- Born: Veera Musikapong Thai: วีระ มุสิกพงศ์ 24 May 1948 (age 78) Songkhla, Thailand
- Occupations: Politician; activist;
- Political party: Thai Rak Thai Party
- Spouse: Srivilai Prasutanon

Military service
- Allegiance: Thailand
- Branch/service: Volunteer Defense Corps
- Rank: VDC Col

= Veera Musikapong =

Thai politician (born 1948)

Veerakarn Musikapong (วีระกานต์ มุสิกพงศ์, ), born Veera Musikapong (วีระ มุสิกพงศ์) on 24 May 1948 in Ranot, Songkhla Province, is a Thai politician. Veera was government spokesman of Prime Minister Seni Pramoj, Deputy Minister of Agriculture, of Communications, and of Interior in the governments of Prem Tinsulanonda, secretary general of the Democrat Party, executive member of the Thai Rak Thai Party and longstanding Member of Parliament. Since 2006, he has been one of the leaders of the United Front for Democracy Against Dictatorship or Red Shirts.

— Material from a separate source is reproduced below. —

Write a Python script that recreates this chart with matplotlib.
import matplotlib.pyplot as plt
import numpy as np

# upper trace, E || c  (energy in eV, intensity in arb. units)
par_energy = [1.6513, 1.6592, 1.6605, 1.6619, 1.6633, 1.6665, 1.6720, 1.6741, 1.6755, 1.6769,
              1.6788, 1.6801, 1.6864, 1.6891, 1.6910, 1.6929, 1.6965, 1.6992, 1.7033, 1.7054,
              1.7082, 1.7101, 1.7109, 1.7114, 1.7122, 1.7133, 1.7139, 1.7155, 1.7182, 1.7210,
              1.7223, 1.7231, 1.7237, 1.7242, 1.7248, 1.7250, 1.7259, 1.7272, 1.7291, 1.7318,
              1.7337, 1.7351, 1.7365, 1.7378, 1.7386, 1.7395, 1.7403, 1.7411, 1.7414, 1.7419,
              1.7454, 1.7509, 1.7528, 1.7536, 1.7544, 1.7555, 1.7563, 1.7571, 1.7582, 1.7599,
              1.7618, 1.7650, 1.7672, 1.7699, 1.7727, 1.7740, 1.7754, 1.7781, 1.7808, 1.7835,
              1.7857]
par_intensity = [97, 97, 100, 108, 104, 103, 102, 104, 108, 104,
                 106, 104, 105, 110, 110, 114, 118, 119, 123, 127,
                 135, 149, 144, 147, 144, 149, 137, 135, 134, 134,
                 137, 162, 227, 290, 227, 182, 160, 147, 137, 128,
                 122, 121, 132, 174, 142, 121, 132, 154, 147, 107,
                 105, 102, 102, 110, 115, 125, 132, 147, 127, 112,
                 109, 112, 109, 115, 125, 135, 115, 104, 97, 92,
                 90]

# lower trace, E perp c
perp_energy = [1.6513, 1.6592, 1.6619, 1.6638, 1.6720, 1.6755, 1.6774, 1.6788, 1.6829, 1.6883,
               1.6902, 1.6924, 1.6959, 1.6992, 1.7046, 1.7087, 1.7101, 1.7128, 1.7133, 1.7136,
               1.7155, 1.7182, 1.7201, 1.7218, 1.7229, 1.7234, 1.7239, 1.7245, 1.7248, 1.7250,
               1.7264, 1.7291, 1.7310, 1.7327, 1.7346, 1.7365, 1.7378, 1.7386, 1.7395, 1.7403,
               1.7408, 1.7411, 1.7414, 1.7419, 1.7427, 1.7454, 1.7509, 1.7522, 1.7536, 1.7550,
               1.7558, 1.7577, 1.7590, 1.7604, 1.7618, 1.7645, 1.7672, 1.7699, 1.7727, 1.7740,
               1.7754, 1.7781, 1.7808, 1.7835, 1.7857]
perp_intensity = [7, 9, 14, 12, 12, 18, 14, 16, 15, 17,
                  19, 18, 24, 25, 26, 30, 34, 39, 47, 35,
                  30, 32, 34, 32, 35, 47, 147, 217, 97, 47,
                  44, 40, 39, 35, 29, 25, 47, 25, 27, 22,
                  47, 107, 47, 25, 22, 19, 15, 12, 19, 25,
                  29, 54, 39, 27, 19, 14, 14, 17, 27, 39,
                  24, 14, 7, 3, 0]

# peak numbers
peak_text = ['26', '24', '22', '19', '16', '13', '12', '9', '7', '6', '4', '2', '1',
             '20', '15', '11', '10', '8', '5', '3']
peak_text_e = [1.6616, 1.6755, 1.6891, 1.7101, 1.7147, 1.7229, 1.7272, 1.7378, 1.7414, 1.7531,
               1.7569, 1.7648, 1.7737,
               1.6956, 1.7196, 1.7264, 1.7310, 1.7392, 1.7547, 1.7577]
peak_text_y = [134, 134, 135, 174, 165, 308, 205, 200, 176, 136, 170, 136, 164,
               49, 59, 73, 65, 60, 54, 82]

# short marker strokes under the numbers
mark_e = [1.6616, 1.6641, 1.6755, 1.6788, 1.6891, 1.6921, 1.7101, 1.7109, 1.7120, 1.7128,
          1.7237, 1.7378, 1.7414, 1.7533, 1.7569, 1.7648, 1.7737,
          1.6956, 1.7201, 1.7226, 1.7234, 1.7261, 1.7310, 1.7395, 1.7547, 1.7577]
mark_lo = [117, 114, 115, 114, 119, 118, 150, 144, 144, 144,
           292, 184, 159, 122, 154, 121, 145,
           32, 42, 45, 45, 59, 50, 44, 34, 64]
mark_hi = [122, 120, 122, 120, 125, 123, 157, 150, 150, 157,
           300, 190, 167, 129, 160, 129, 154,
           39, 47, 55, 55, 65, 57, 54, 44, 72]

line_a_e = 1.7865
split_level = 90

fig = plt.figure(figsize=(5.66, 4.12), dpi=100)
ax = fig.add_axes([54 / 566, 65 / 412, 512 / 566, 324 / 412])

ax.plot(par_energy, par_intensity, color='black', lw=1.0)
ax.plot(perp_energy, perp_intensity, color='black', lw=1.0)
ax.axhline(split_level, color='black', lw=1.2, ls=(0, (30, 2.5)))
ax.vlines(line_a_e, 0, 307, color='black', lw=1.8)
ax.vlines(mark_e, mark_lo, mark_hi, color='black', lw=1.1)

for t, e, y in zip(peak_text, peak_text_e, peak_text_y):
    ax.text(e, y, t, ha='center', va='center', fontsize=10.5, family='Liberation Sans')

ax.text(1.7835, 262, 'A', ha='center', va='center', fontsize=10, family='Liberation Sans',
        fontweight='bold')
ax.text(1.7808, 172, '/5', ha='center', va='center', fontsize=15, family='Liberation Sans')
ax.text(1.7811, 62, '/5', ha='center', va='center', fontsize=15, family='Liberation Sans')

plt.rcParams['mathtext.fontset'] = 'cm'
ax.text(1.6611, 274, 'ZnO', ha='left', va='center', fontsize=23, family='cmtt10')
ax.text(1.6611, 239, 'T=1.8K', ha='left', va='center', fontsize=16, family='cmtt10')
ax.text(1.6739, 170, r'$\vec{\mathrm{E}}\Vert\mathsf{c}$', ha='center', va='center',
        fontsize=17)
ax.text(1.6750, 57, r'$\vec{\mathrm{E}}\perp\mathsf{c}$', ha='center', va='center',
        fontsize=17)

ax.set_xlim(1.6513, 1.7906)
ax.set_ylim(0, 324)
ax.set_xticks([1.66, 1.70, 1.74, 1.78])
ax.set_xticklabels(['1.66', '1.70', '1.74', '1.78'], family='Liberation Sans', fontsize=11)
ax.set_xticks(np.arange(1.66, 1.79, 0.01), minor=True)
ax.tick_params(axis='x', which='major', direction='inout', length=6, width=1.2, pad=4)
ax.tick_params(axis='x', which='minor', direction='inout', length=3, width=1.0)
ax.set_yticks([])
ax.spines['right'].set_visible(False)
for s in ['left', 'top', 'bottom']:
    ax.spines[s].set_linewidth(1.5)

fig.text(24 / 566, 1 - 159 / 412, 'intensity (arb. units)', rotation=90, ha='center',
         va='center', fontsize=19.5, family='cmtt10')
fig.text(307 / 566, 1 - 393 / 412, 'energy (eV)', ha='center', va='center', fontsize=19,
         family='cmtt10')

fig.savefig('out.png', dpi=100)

In 1987, while serving as secretary general of the Democrat Party, he emerged as a leading figure of a group known as the "January 10 Group." The group consisted of 40 Democrat MPs who supported Chalermphan Srivikorn, a former secretary general of the party, in his bid to replace the incumbent party leader, Bhichai Rattakul. The group was dissatisfied with various aspects of Bhichai's management of the party. Its challenge created considerable internal turmoil within the Democrat Party and contributed to the political pressure that eventually led Prime Minister General Prem Tinsulanonda to dissolve Parliament and call a new election. Following the dissolution, members of the group left the Democrat Party and joined various other political parties. Veera later founded the Damrong Thai Party and contested the 1995 general election, but the party was unsuccessful.